No snake is a vegetarian. Snakes eat other animals and the size of the snake determines the size of the prey. Small snakes eat insects or other invertebrates while the large snakes eat birds and mammals. Unless your house is a haven for bugs or mice, there is no food in your house to attract snakes. The appearance of a snake inside your house is likely a random occurrence. While crawling about, a snake encountering an outside wall typically follows the wall and may enter your home through an open outside door or even under the door. Small snakes can crawl under or through what appear to us as an impassable gap. A good winterizing check of all the weather sealing around your doors and windows will go a long way in preventing snakes from crawling inside. Besides, it will save on your heating and cooling bills as well.
To eliminate an unwanted guest, a broom will often suffice in sweeping a small snake out the door. For larger snakes, get a closed cardboard box with a small opening cut on one side. Place the box near the animal and corral the snake toward the entrance you made. The snake will often crawl toward and into the dark confines of the box. Simply remove the box to the outside after the snake enters.
Snakes are reclusive by nature and seek available hiding places. Shrubbery, woodpiles, and thick plantings around the outside of your home will give the opportunity for snakes to stay hidden right outside your door. In fact, the best deterrent in combating snakes in and around your house is to keep a neat, trim yard and reduce the landscaping next to your house. Of course, the drawback is that you will eliminate much habitat for songbirds and other small reptiles and amphibians we all enjoy around our properties.
There is much unfounded fear of death or injury with venomous snakes, so it is good to keep things in perspective. Statistics compiled by the National Safety Council reveal that in 2004 six people died from contact with venomous snakes or lizards. However, in that same year, 402 drowned while in or falling into bathtubs and over 19,000 died as occupants of vehicles. Further investigation would likely reveal that some if not all of the deaths from venomous snakes or lizards resulted from the animals being handled or otherwise harassed by the victim.

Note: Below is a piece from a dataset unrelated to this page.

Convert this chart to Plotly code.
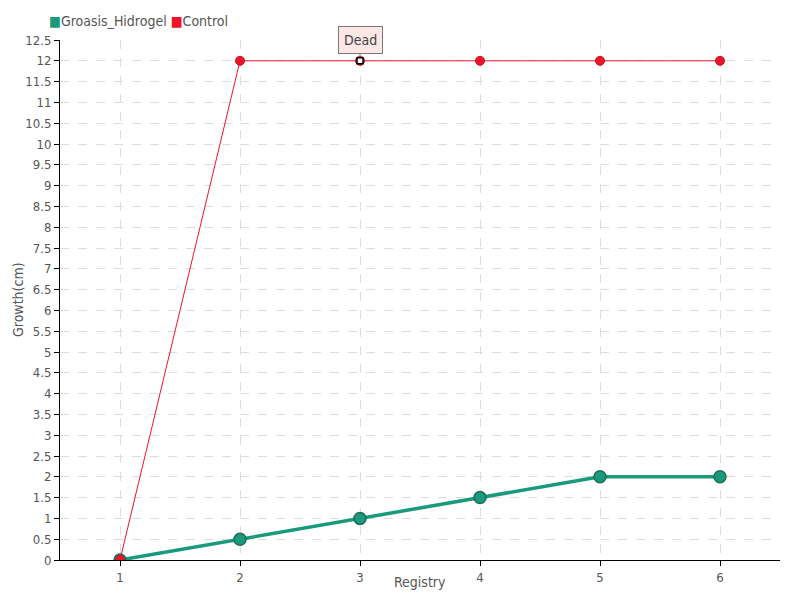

Unless your home is in the middle of a paved parking lot that is surrounded by an impenetrable snake-proof fence, you will eventually encounter a snake or two over time. No need to be alarmed, as almost all of the snakes encounters in and around our homes are harmless beneficial species. In fact, the presence of a snake or two is likely an indication that your property is being managed to support a healthy and varied population of wildlife right in your backyard.